**SET EXERCISE:**
Repeat the entries below exactly as they appear, with no pictures.

BEGIN DATA SECTION

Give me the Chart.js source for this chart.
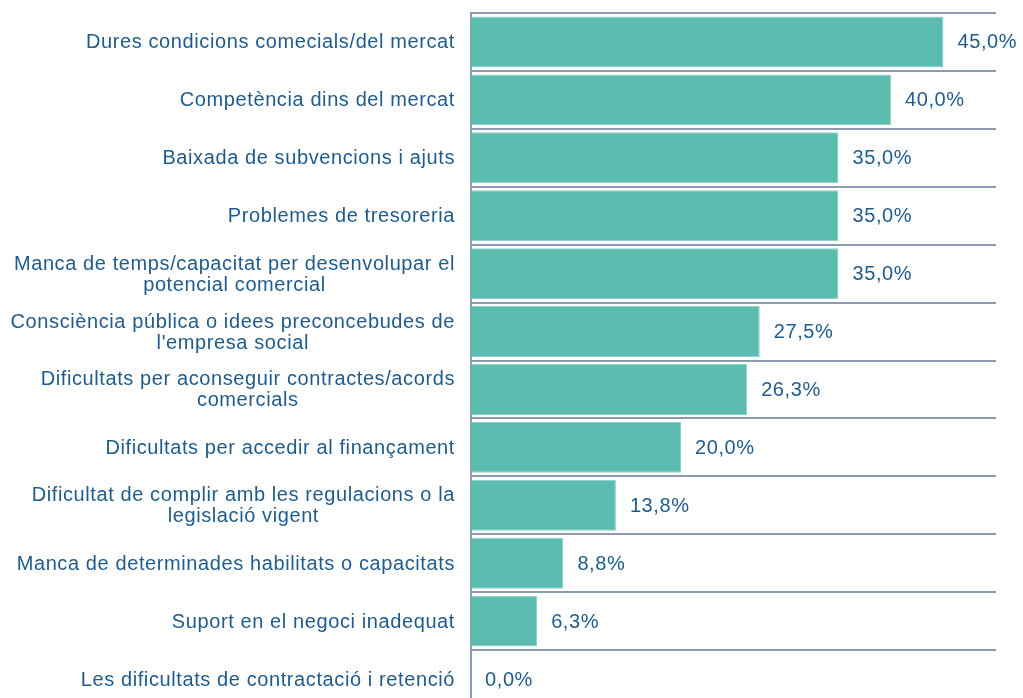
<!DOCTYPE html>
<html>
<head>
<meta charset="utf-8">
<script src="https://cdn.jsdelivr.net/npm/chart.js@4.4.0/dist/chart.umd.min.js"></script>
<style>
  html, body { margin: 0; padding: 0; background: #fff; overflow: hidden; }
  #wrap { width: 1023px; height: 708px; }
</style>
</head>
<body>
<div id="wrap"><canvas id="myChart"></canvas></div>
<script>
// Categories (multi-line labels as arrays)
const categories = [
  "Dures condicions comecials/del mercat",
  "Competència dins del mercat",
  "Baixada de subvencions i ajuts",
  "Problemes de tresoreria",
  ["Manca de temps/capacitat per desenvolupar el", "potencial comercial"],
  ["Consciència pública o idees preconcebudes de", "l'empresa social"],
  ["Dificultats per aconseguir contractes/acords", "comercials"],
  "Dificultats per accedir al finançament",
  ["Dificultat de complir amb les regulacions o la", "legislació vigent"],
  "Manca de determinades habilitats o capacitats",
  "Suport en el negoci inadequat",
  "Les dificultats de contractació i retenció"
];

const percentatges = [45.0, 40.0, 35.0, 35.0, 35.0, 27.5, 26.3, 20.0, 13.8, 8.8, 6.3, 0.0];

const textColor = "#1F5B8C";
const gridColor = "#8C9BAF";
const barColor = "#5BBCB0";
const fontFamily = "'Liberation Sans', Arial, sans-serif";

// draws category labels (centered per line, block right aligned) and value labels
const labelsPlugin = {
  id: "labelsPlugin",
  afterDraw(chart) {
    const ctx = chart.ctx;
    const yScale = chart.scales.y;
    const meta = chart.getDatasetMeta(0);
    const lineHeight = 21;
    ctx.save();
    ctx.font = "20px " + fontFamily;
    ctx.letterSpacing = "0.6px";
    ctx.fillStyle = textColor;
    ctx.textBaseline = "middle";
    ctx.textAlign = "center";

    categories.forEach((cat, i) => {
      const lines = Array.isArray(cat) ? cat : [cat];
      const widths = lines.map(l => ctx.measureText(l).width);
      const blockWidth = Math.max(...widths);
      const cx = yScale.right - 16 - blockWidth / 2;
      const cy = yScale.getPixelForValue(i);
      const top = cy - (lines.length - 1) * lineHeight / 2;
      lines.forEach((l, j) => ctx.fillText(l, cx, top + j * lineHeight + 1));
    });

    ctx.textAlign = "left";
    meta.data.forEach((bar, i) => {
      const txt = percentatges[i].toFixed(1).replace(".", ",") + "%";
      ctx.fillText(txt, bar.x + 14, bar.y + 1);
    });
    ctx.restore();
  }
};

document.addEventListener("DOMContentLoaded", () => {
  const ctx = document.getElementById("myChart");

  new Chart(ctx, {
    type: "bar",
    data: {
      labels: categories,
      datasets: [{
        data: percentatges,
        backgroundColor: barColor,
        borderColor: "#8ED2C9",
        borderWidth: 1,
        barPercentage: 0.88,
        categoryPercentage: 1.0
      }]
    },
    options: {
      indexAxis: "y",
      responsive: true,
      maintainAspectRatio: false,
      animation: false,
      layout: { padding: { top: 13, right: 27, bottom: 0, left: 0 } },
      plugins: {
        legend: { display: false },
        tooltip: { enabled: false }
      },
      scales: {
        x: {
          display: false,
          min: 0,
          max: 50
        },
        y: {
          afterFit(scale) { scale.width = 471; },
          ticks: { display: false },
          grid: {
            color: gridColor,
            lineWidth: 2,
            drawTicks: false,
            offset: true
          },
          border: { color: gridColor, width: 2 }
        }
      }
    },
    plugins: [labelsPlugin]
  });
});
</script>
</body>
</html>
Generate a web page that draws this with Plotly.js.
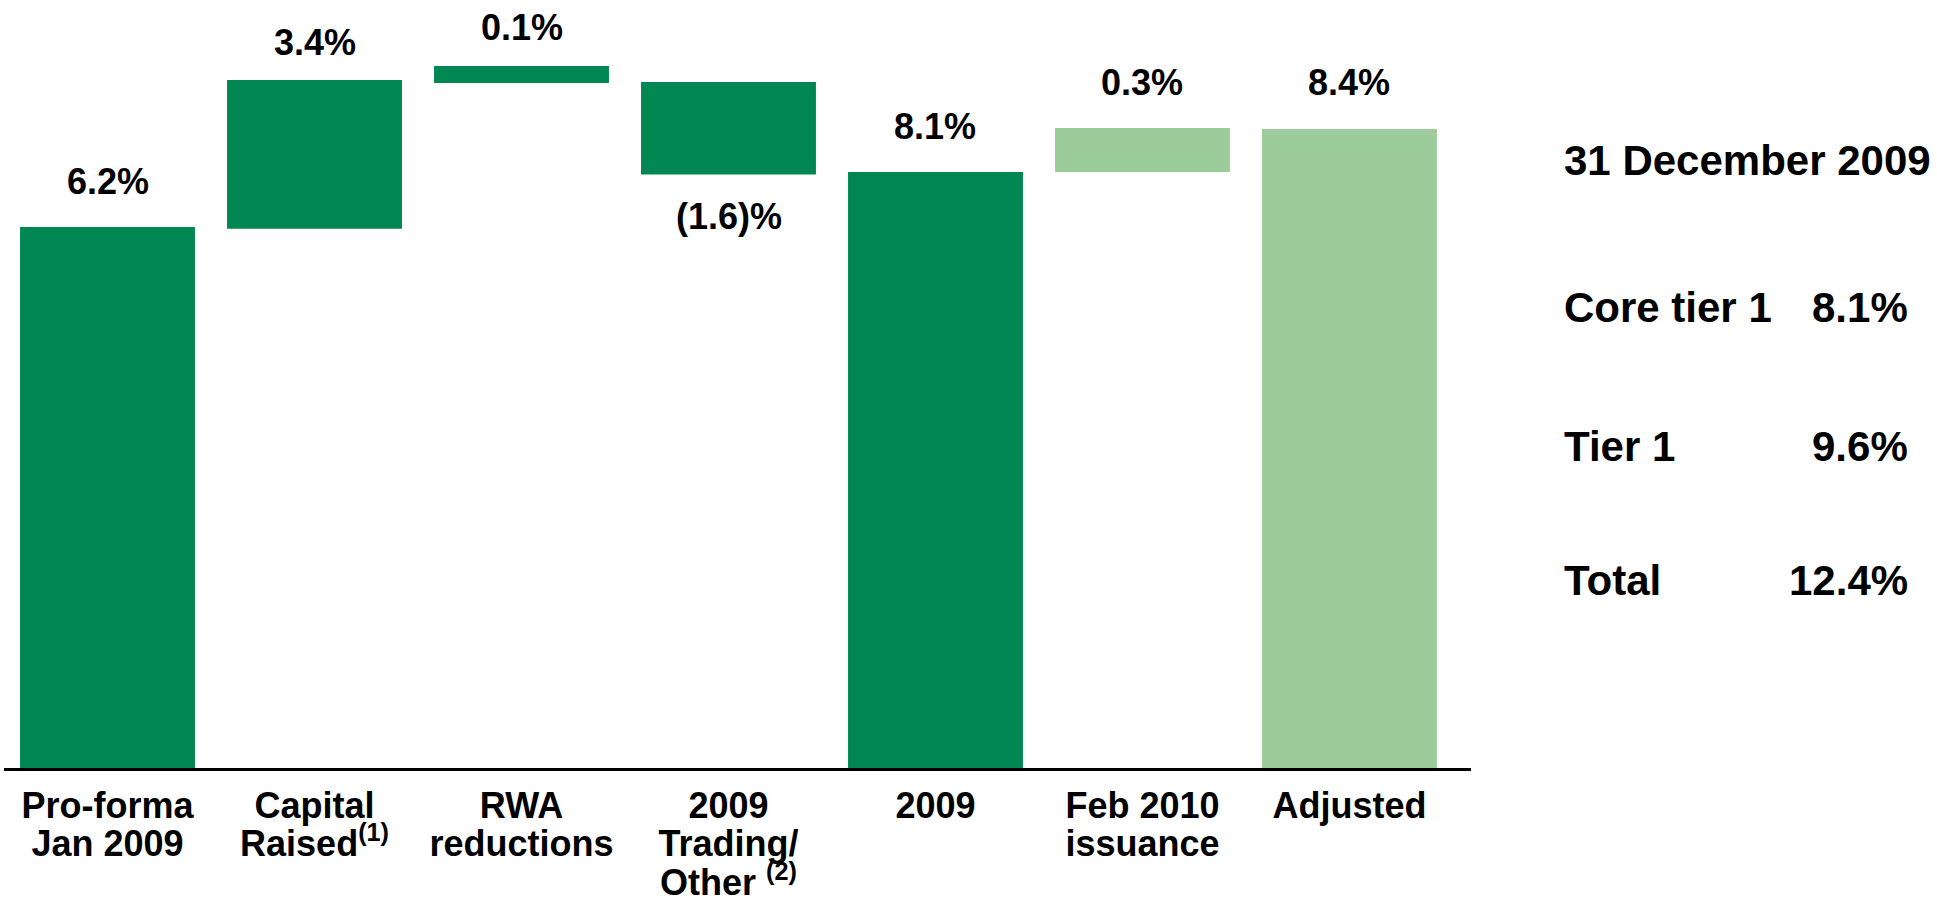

END DATA SECTION

**TASK OUTPUT:**
Give me the Chart.js source for this chart.
<!DOCTYPE html>
<html>
<head>
<meta charset="utf-8">
<script src="https://cdn.jsdelivr.net/npm/chart.js@4.4.0/dist/chart.umd.min.js"></script>
<style>
  html, body { margin: 0; padding: 0; background: #fff; overflow: hidden; }
  #wrap { width: 1023px; height: 708px; }
</style>
</head>
<body>
<div id="wrap"><canvas id="myChart"></canvas></div>
<script>
// Categories (multi-line labels as arrays)
const categories = [
  "Dures condicions comecials/del mercat",
  "Competència dins del mercat",
  "Baixada de subvencions i ajuts",
  "Problemes de tresoreria",
  ["Manca de temps/capacitat per desenvolupar el", "potencial comercial"],
  ["Consciència pública o idees preconcebudes de", "l'empresa social"],
  ["Dificultats per aconseguir contractes/acords", "comercials"],
  "Dificultats per accedir al finançament",
  ["Dificultat de complir amb les regulacions o la", "legislació vigent"],
  "Manca de determinades habilitats o capacitats",
  "Suport en el negoci inadequat",
  "Les dificultats de contractació i retenció"
];

const percentatges = [45.0, 40.0, 35.0, 35.0, 35.0, 27.5, 26.3, 20.0, 13.8, 8.8, 6.3, 0.0];

const textColor = "#1F5B8C";
const gridColor = "#8C9BAF";
const barColor = "#5BBCB0";
const fontFamily = "'Liberation Sans', Arial, sans-serif";

// draws category labels (centered per line, block right aligned) and value labels
const labelsPlugin = {
  id: "labelsPlugin",
  afterDraw(chart) {
    const ctx = chart.ctx;
    const yScale = chart.scales.y;
    const meta = chart.getDatasetMeta(0);
    const lineHeight = 21;
    ctx.save();
    ctx.font = "20px " + fontFamily;
    ctx.letterSpacing = "0.6px";
    ctx.fillStyle = textColor;
    ctx.textBaseline = "middle";
    ctx.textAlign = "center";

    categories.forEach((cat, i) => {
      const lines = Array.isArray(cat) ? cat : [cat];
      const widths = lines.map(l => ctx.measureText(l).width);
      const blockWidth = Math.max(...widths);
      const cx = yScale.right - 16 - blockWidth / 2;
      const cy = yScale.getPixelForValue(i);
      const top = cy - (lines.length - 1) * lineHeight / 2;
      lines.forEach((l, j) => ctx.fillText(l, cx, top + j * lineHeight + 1));
    });

    ctx.textAlign = "left";
    meta.data.forEach((bar, i) => {
      const txt = percentatges[i].toFixed(1).replace(".", ",") + "%";
      ctx.fillText(txt, bar.x + 14, bar.y + 1);
    });
    ctx.restore();
  }
};

document.addEventListener("DOMContentLoaded", () => {
  const ctx = document.getElementById("myChart");

  new Chart(ctx, {
    type: "bar",
    data: {
      labels: categories,
      datasets: [{
        data: percentatges,
        backgroundColor: barColor,
        borderColor: "#8ED2C9",
        borderWidth: 1,
        barPercentage: 0.88,
        categoryPercentage: 1.0
      }]
    },
    options: {
      indexAxis: "y",
      responsive: true,
      maintainAspectRatio: false,
      animation: false,
      layout: { padding: { top: 13, right: 27, bottom: 0, left: 0 } },
      plugins: {
        legend: { display: false },
        tooltip: { enabled: false }
      },
      scales: {
        x: {
          display: false,
          min: 0,
          max: 50
        },
        y: {
          afterFit(scale) { scale.width = 471; },
          ticks: { display: false },
          grid: {
            color: gridColor,
            lineWidth: 2,
            drawTicks: false,
            offset: true
          },
          border: { color: gridColor, width: 2 }
        }
      }
    },
    plugins: [labelsPlugin]
  });
});
</script>
</body>
</html>
Generate a web page that draws this with Plotly.js.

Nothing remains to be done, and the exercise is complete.